As lágrimas que caíam ao final de cada palestra ou atividade não eram exclusivamente de pena ou desespero, mas de descoberta. Descoberta de si mesmo através da escuta do outro. Descoberta de possibilidades de ação, de novos caminhos, de uma identidade em reconstrução.
Por além do lazer
As atividades do Sesc além de serem momentos de lazer, são também espaços de celebração da diferença. E celebrar a diferença não é algo trivial. Muitas vezes, refugiados se isolam, procuram apenas aqueles que se parecem com eles, em busca de segurança. Isso é compreensível, mas também limita o processo de integração. No Sesc, ao contrário, fomos incentivados a compartilhar nossas histórias, ouvir histórias de outros e trocar experiências com pessoas que não compartilhavam do mesmo passado ou presente.
Esse processo foi profundamente terapêutico. Para muitos de nós, o Sesc representou o primeiro passo em uma longa jornada de abertura para a sociedade brasileira.

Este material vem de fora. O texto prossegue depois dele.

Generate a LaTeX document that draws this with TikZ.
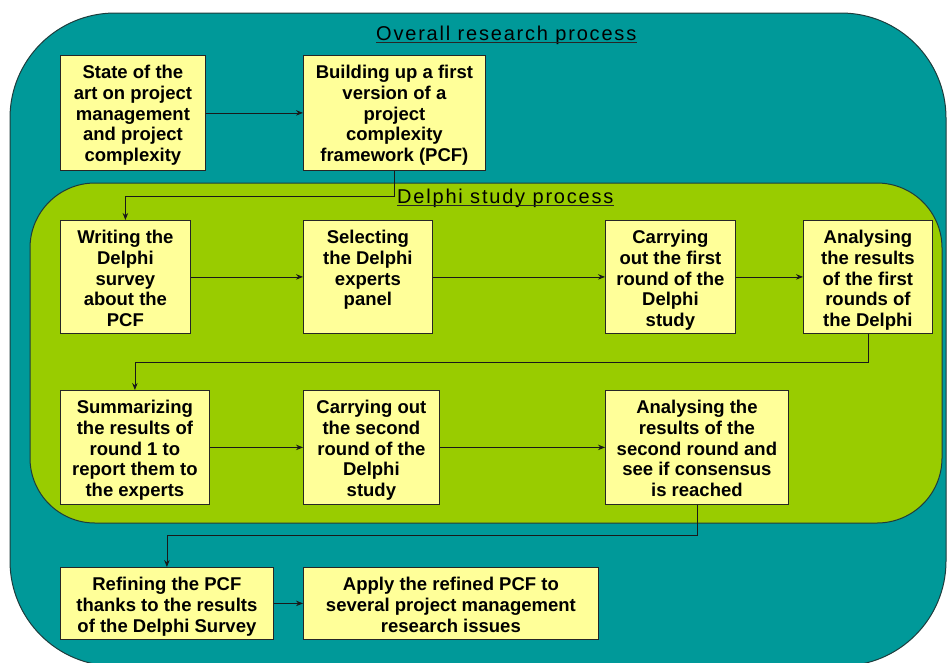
\documentclass[tikz,border=0pt]{standalone}
\usepackage{fontspec}
\setmainfont{Liberation Sans}
\newfontfamily\titlefont[LetterSpace=9]{Liberation Sans}
\usetikzlibrary{arrows.meta}
\definecolor{outerteal}{HTML}{009999}
\definecolor{innergreen}{HTML}{99CC00}
\definecolor{boxyellow}{HTML}{FFFF99}
\definecolor{edgedark}{HTML}{1E3C3C}
\newcommand\bt[3]{\parbox[c][#2pt][t]{#1pt}{\centering\rule{0pt}{23pt}#3}}
\tikzset{
  x=1pt, y={(0pt,-1pt)},
  box/.style={draw=black!85, line width=0.8pt, fill=boxyellow, inner sep=0pt, anchor=north west,
    font=\fontsize{18.5pt}{20.8pt}\selectfont\bfseries},
  arr/.style={draw=black!90, line width=0.8pt, -{Stealth[length=7pt,width=5.5pt]}},
  ptitle/.style={inner sep=0pt, anchor=base west, font=\fontsize{20pt}{24pt}\titlefont},
  uline/.style={draw=black!85, line width=0.8pt}
}
\begin{document}
\begin{tikzpicture}
\useasboundingbox (0,0) rectangle (947,662);
% outer region
\path[fill=outerteal, draw=edgedark, line width=1pt, rounded corners=105pt] (10,13) rectangle (946,666);
% inner region
\path[fill=innergreen, draw=edgedark, line width=1pt, rounded corners=65pt] (30,183) rectangle (942,523);
% titles
\node[ptitle] (t1) at (376,40) {Overall research process};
\draw[uline] ([yshift=-2.5pt]t1.base west) -- ([yshift=-2.5pt]t1.base east);
\node[ptitle] (t2) at (397,203) {Delphi study process};
\draw[uline] ([yshift=-2.5pt]t2.base west) -- ([yshift=-2.5pt]t2.base east);
% boxes
\node[box] (b1) at (60,55) {\bt{145}{115}{State of the\\art on project\\management\\and project\\complexity}};
\node[box] (b2) at (303,55) {\bt{182}{115}{Building up a first\\version of a\\project\\complexity\\framework (PCF)}};
\node[box] (b3) at (60,220) {\bt{130}{113}{Writing the\\Delphi\\survey\\about the\\PCF}};
\node[box] (b4) at (303,220) {\bt{129}{113}{Selecting\\the Delphi\\experts\\panel}};
\node[box] (b5) at (605,220) {\bt{130}{113}{Carrying\\out the first\\round of the\\Delphi\\study}};
\node[box] (b6) at (803,220) {\bt{129}{113}{Analysing\\the results\\of the first\\rounds of\\the Delphi}};
\node[box] (b7) at (60,390) {\bt{149}{114}{Summarizing\\the results of\\round 1 to\\report them to\\the experts}};
\node[box] (b8) at (303,390) {\bt{136}{114}{Carrying out\\the second\\round of the\\Delphi\\study}};
\node[box] (b9) at (605,390) {\bt{183}{114}{Analysing the\\results of the\\second round and\\see if consensus\\is reached}};
\node[box] (b10) at (60,567) {\bt{213}{72}{Refining the PCF\\thanks to the results\\of the Delphi Survey}};
\node[box] (b11) at (303,567) {\bt{295}{72}{Apply the refined PCF to\\several project management\\research issues}};
% connectors
\draw[arr] (b1) -- (b2);
\draw[arr] (b2.south) -- ++(0,26) -| (b3.north);
\draw[arr] (b3) -- (b4);
\draw[arr] (b4) -- (b5);
\draw[arr] (b5) -- (b6);
\draw[arr] (b6.south) -- ++(0,29) -| (b7.north);
\draw[arr] (b7) -- (b8);
\draw[arr] (b8) -- (b9);
\draw[arr] (b9.south) -- ++(0,31) -| (b10.north);
\draw[arr] (b10) -- (b11);
\end{tikzpicture}
\end{document}
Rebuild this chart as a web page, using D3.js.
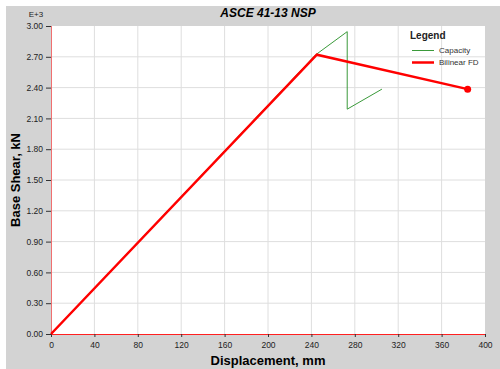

Um reconhecimento necessário
É importante registrar aqui o impacto profundo dessa experiência toda. Vivemos em um tempo em que instituições culturais e sociais enfrentam inúmeros desafios, e em que a ética do trabalho e do cuidado humano muitas vezes parece enfraquecida. Por isso, cada esforço nesse sentido ético deve ser celebrado.
Assim como o Sesc celebrou nossas identidades, nossas culturas e nossas diversas estratégias de enfrentamento, nós também celebramos o Sesc. Incentivamos a continuidade de seu trabalho, desejando que ele siga sendo um espaço de acolhimento, diálogo e transformação.
E, ao mesmo tempo, guardamos a esperança de que as guerras cessem, que a justiça prevaleça, e que nenhum de nós precise mais deixar sua pátria à força, buscando em outros palcos a dignidade que deveria estar garantida em sua própria terra.
Palavras finais
Ao longo de nove anos no Brasil, trabalhei em muitos lugares, mudei de cidade várias vezes, mas nunca senti minha identidade plenamente notada tanto quanto senti no Sesc. Foi por este meio que consegui afirmar que não somos apenas sobreviventes: somos criadores, artistas, pensadores e, acima de tudo, seres humanos.
O testemunho que deixo aqui é, portanto, um convite: que outras instituições sigam o exemplo do Sesc, que políticas culturais inclusivas sejam fortalecidas, e que a sociedade brasileira continue trabalhando se reconhecendo naquilo que sempre foi a maior riqueza do nosso mundo: a diversidade.
Yara Osman
Refugiada síria desde 2016, fotógrafa, pianista e formada em odontologia. Em São Paulo, atuou em palestras sobre refúgio, feminismo e diversidade, além de participar de projetos musicais e exposições fotográficas. Atualmente trabalha como tradutora, integrando experiência artística e trajetória migratória.